Living Legend Hugo Simon Retires at Age 74

Hugo Simon & CT on the 2014 Longines Global Champion Tour. Ph. ©Stefano Grasso/LGCT

Austrian rider Hugo Simon has announced his retirement at the age of 74 years old. His last international competition was at CSI2* Wiener Neustadt last October, where he placed 2nd in the Grand Prix.

Simon competed in six Olympic Games, winning Team Silver at the 1992 Games with Apricot D. At the 1996 Olympics, he was a part of a seven-rider jump-off for the silver and bronze medals, but ended up 4th individually.

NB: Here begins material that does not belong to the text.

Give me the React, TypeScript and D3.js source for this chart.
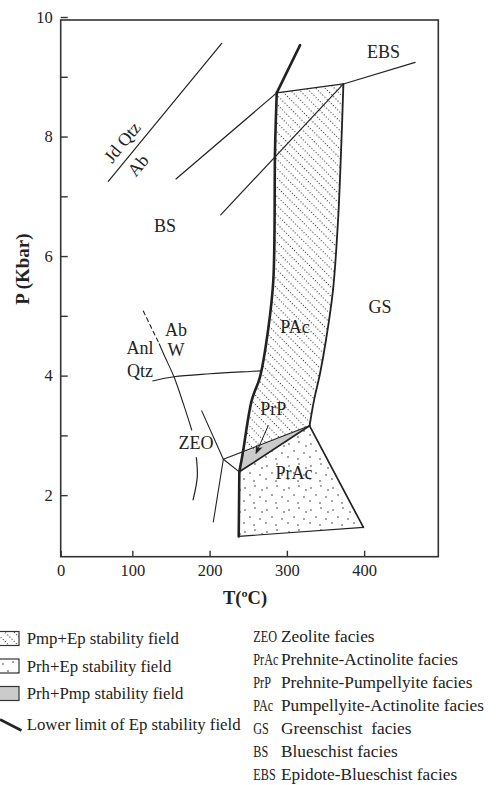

Simon was the first person to win three World Cup titles (1979, 1997, and 1998) and to win the 1990 “Pulsar Crown” (now known as the Rolex Grand Slam).

Additionally, Simon will always hold the distinction of winning the very first FEI World Cup Jumping Final, in 1979.

Hugo Simon. Ph. ©Stefano Grasso/LGCT

Simon won the 1998 Aachen Grand Prix, was an individual silver medalist at the 1997 European Championships, and he is a five-time winner of the Hamburg Jumping Derby.

Simon’s four-decade career on the international showjumping stage allowed him to ride an array of exceptional horses, including the Hanoverian superstar, E.T. (Espri x Gracia by Garibaldi II), who was cloned in 2006.

In December, 2014 he was honored with a lifetime achievement award for his services to the sport at the Mevisto Amadeus Horse Indoors in Salzburg, Austria.

As the record holder for oldest rider to win a Grand Prix, Simon is finally ready to hang his helmet up for good. Both his top horses are sold—Freddy is now with Hans Frischeis of Austria and C.T. will be seen under German rider, Tina Deurer. Simon’s discipline and ambition will undoubtedly be embodied in every aspiring young rider.